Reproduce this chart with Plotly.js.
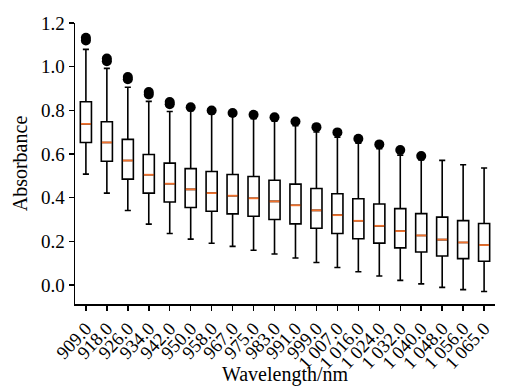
<!DOCTYPE html>
<html>
<head>
<meta charset="utf-8">
<script src="https://cdn.plot.ly/plotly-3.0.1.min.js"></script>
<style>html,body{margin:0;padding:0;background:#fff;}#chart{width:515px;height:386px;}</style>
</head>
<body>
<div id="chart"></div>
<script>
const categories = ["909.0","918.0","926.0","934.0","942.0","950.0","958.0","967.0","975.0","983.0","991.0","999.0","1 007.0","1 016.0","1 024.0","1 032.0","1 040.0","1 048.0","1 056.0","1 065.0"];
const lowerWhisker = [0.508,0.421,0.341,0.279,0.236,0.210,0.191,0.177,0.159,0.142,0.124,0.103,0.080,0.061,0.041,0.021,0.005,-0.011,-0.021,-0.030];
const q1 = [0.653,0.567,0.485,0.421,0.380,0.355,0.338,0.326,0.315,0.300,0.280,0.260,0.236,0.212,0.192,0.170,0.151,0.133,0.121,0.109];
const median = [0.738,0.653,0.570,0.505,0.464,0.438,0.421,0.409,0.397,0.383,0.365,0.342,0.320,0.294,0.271,0.247,0.227,0.208,0.195,0.183];
const q3 = [0.839,0.748,0.667,0.598,0.558,0.533,0.520,0.506,0.497,0.480,0.462,0.442,0.418,0.395,0.371,0.350,0.327,0.311,0.295,0.282];
const upperWhisker = [1.079,0.992,0.906,0.841,0.795,0.798,0.783,0.773,0.762,0.750,0.730,0.701,0.677,0.650,0.624,0.595,0.573,0.571,0.551,0.536];
const outlierCategory = ["909.0","909.0","918.0","918.0","926.0","926.0","934.0","934.0","942.0","942.0","950.0","958.0","967.0","975.0","983.0","991.0","999.0","1 007.0","1 016.0","1 024.0","1 032.0","1 040.0"];
const outlierValue = [1.120,1.132,1.025,1.037,0.942,0.953,0.873,0.884,0.828,0.838,0.814,0.799,0.788,0.780,0.768,0.749,0.723,0.699,0.670,0.644,0.618,0.591];

const idx = categories.map((c, i) => i);
const boxWidth = 0.53;

const boxTrace = {
  type: 'box',
  x: idx,
  q1: q1, median: median, q3: q3,
  lowerfence: lowerWhisker, upperfence: upperWhisker,
  width: boxWidth,
  whiskerwidth: 0.55,
  fillcolor: 'white',
  line: {color: 'black', width: 1.6},
  boxpoints: false,
  hoverinfo: 'skip',
  showlegend: false
};

const mx = [], my = [];
idx.forEach(i => { mx.push(i - boxWidth/2 + 0.03, i + boxWidth/2 - 0.03, null); my.push(median[i], median[i], null); });
const medianTrace = {
  type: 'scatter', mode: 'lines', x: mx, y: my,
  line: {color: '#f0722e', width: 1.8},
  hoverinfo: 'skip', showlegend: false
};

const outlierTrace = {
  type: 'scatter', mode: 'markers',
  x: outlierCategory.map(c => categories.indexOf(c)),
  y: outlierValue,
  marker: {color: 'black', size: 10, line: {width: 0}},
  hoverinfo: 'skip', showlegend: false
};

const fam = 'Liberation Serif, Times New Roman, serif';

const layout = {
  width: 515, height: 386,
  margin: {l: 75, r: 20, t: 23, b: 82},
  paper_bgcolor: 'white', plot_bgcolor: 'white',
  font: {family: fam, color: 'black', size: 19},
  showlegend: false,
  xaxis: {
    range: [-0.52, 19.52],
    tickmode: 'array', tickvals: idx, ticktext: categories,
    tickangle: -47,
    ticks: 'outside', ticklen: 5, tickwidth: 1.5, tickcolor: 'black',
    showline: true, linecolor: 'black', linewidth: 1.5,
    showgrid: false, zeroline: false,
    tickfont: {family: fam, size: 18.5, color: 'black'},
    title: {text: 'Wavelength/nm', font: {family: fam, size: 20, color: 'black'}, standoff: 2},
    automargin: false
  },
  yaxis: {
    range: [-0.087, 1.2],
    tickmode: 'array', tickvals: [0, 0.2, 0.4, 0.6, 0.8, 1.0, 1.2],
    tickformat: '.1f',
    ticks: 'outside', ticklen: 5, tickwidth: 1.5, tickcolor: 'black',
    showline: true, linecolor: 'black', linewidth: 1.5,
    showgrid: false, zeroline: false,
    tickfont: {family: fam, size: 19, color: 'black'},
    title: {text: 'Absorbance', font: {family: fam, size: 20, color: 'black'}, standoff: 8},
    automargin: false
  }
};

Plotly.newPlot('chart', [boxTrace, medianTrace, outlierTrace], layout, {displayModeBar: false, staticPlot: true});
</script>
</body>
</html>
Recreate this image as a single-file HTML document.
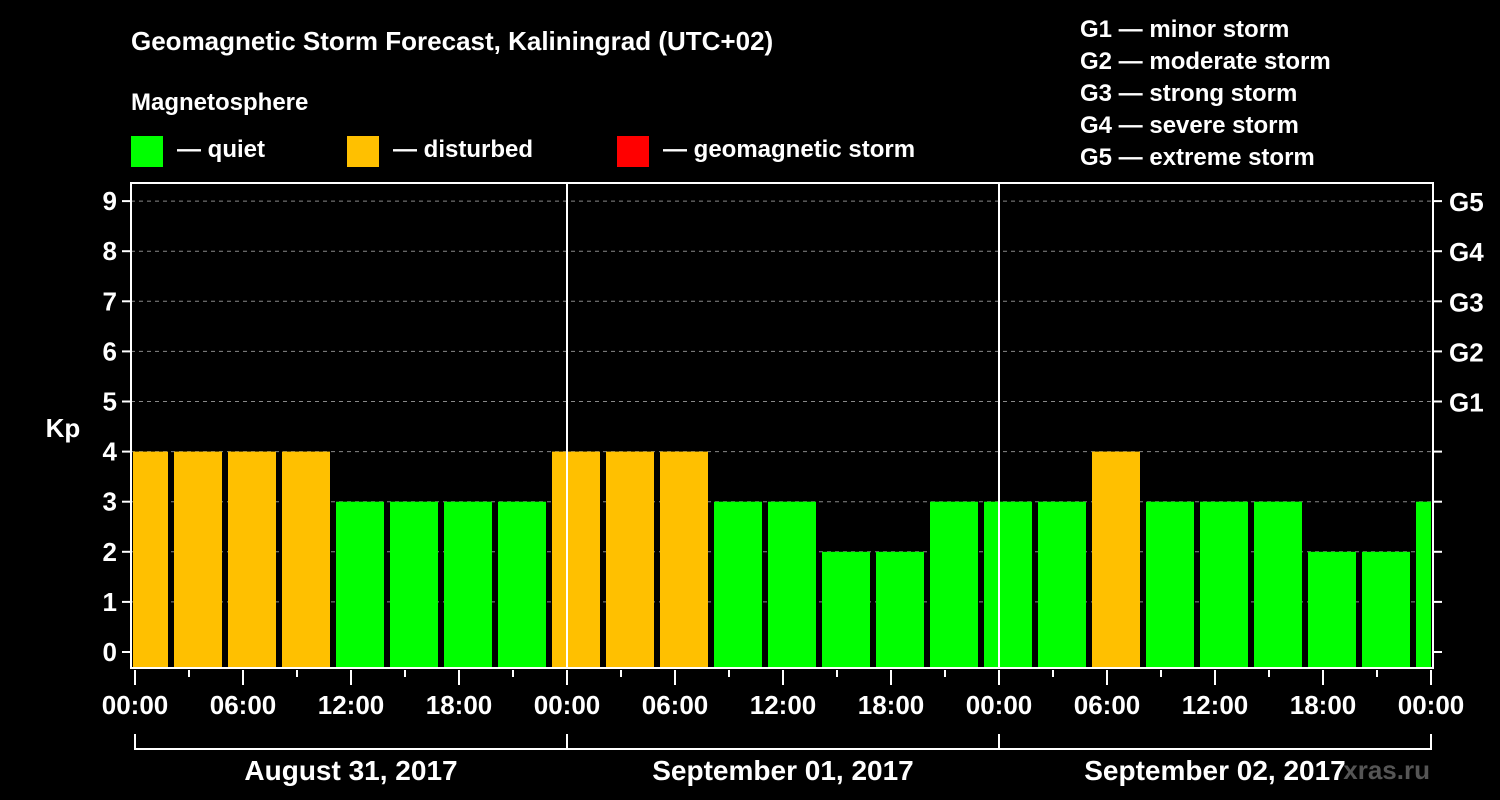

#### Your goal:
Write out each entry exactly as given, but skip the pictures.

#### Exercise response:
Reproduce this chart with Plotly.js.
<!DOCTYPE html>
<html>
<head>
<meta charset="utf-8">
<script src="https://cdn.plot.ly/plotly-3.0.1.min.js"></script>
<style>html,body{margin:0;padding:0;background:#fff;}#chart{width:515px;height:386px;}</style>
</head>
<body>
<div id="chart"></div>
<script>
const categories = ["909.0","918.0","926.0","934.0","942.0","950.0","958.0","967.0","975.0","983.0","991.0","999.0","1 007.0","1 016.0","1 024.0","1 032.0","1 040.0","1 048.0","1 056.0","1 065.0"];
const lowerWhisker = [0.508,0.421,0.341,0.279,0.236,0.210,0.191,0.177,0.159,0.142,0.124,0.103,0.080,0.061,0.041,0.021,0.005,-0.011,-0.021,-0.030];
const q1 = [0.653,0.567,0.485,0.421,0.380,0.355,0.338,0.326,0.315,0.300,0.280,0.260,0.236,0.212,0.192,0.170,0.151,0.133,0.121,0.109];
const median = [0.738,0.653,0.570,0.505,0.464,0.438,0.421,0.409,0.397,0.383,0.365,0.342,0.320,0.294,0.271,0.247,0.227,0.208,0.195,0.183];
const q3 = [0.839,0.748,0.667,0.598,0.558,0.533,0.520,0.506,0.497,0.480,0.462,0.442,0.418,0.395,0.371,0.350,0.327,0.311,0.295,0.282];
const upperWhisker = [1.079,0.992,0.906,0.841,0.795,0.798,0.783,0.773,0.762,0.750,0.730,0.701,0.677,0.650,0.624,0.595,0.573,0.571,0.551,0.536];
const outlierCategory = ["909.0","909.0","918.0","918.0","926.0","926.0","934.0","934.0","942.0","942.0","950.0","958.0","967.0","975.0","983.0","991.0","999.0","1 007.0","1 016.0","1 024.0","1 032.0","1 040.0"];
const outlierValue = [1.120,1.132,1.025,1.037,0.942,0.953,0.873,0.884,0.828,0.838,0.814,0.799,0.788,0.780,0.768,0.749,0.723,0.699,0.670,0.644,0.618,0.591];

const idx = categories.map((c, i) => i);
const boxWidth = 0.53;

const boxTrace = {
  type: 'box',
  x: idx,
  q1: q1, median: median, q3: q3,
  lowerfence: lowerWhisker, upperfence: upperWhisker,
  width: boxWidth,
  whiskerwidth: 0.55,
  fillcolor: 'white',
  line: {color: 'black', width: 1.6},
  boxpoints: false,
  hoverinfo: 'skip',
  showlegend: false
};

const mx = [], my = [];
idx.forEach(i => { mx.push(i - boxWidth/2 + 0.03, i + boxWidth/2 - 0.03, null); my.push(median[i], median[i], null); });
const medianTrace = {
  type: 'scatter', mode: 'lines', x: mx, y: my,
  line: {color: '#f0722e', width: 1.8},
  hoverinfo: 'skip', showlegend: false
};

const outlierTrace = {
  type: 'scatter', mode: 'markers',
  x: outlierCategory.map(c => categories.indexOf(c)),
  y: outlierValue,
  marker: {color: 'black', size: 10, line: {width: 0}},
  hoverinfo: 'skip', showlegend: false
};

const fam = 'Liberation Serif, Times New Roman, serif';

const layout = {
  width: 515, height: 386,
  margin: {l: 75, r: 20, t: 23, b: 82},
  paper_bgcolor: 'white', plot_bgcolor: 'white',
  font: {family: fam, color: 'black', size: 19},
  showlegend: false,
  xaxis: {
    range: [-0.52, 19.52],
    tickmode: 'array', tickvals: idx, ticktext: categories,
    tickangle: -47,
    ticks: 'outside', ticklen: 5, tickwidth: 1.5, tickcolor: 'black',
    showline: true, linecolor: 'black', linewidth: 1.5,
    showgrid: false, zeroline: false,
    tickfont: {family: fam, size: 18.5, color: 'black'},
    title: {text: 'Wavelength/nm', font: {family: fam, size: 20, color: 'black'}, standoff: 2},
    automargin: false
  },
  yaxis: {
    range: [-0.087, 1.2],
    tickmode: 'array', tickvals: [0, 0.2, 0.4, 0.6, 0.8, 1.0, 1.2],
    tickformat: '.1f',
    ticks: 'outside', ticklen: 5, tickwidth: 1.5, tickcolor: 'black',
    showline: true, linecolor: 'black', linewidth: 1.5,
    showgrid: false, zeroline: false,
    tickfont: {family: fam, size: 19, color: 'black'},
    title: {text: 'Absorbance', font: {family: fam, size: 20, color: 'black'}, standoff: 8},
    automargin: false
  }
};

Plotly.newPlot('chart', [boxTrace, medianTrace, outlierTrace], layout, {displayModeBar: false, staticPlot: true});
</script>
</body>
</html>
Recreate this image as a single-file HTML document.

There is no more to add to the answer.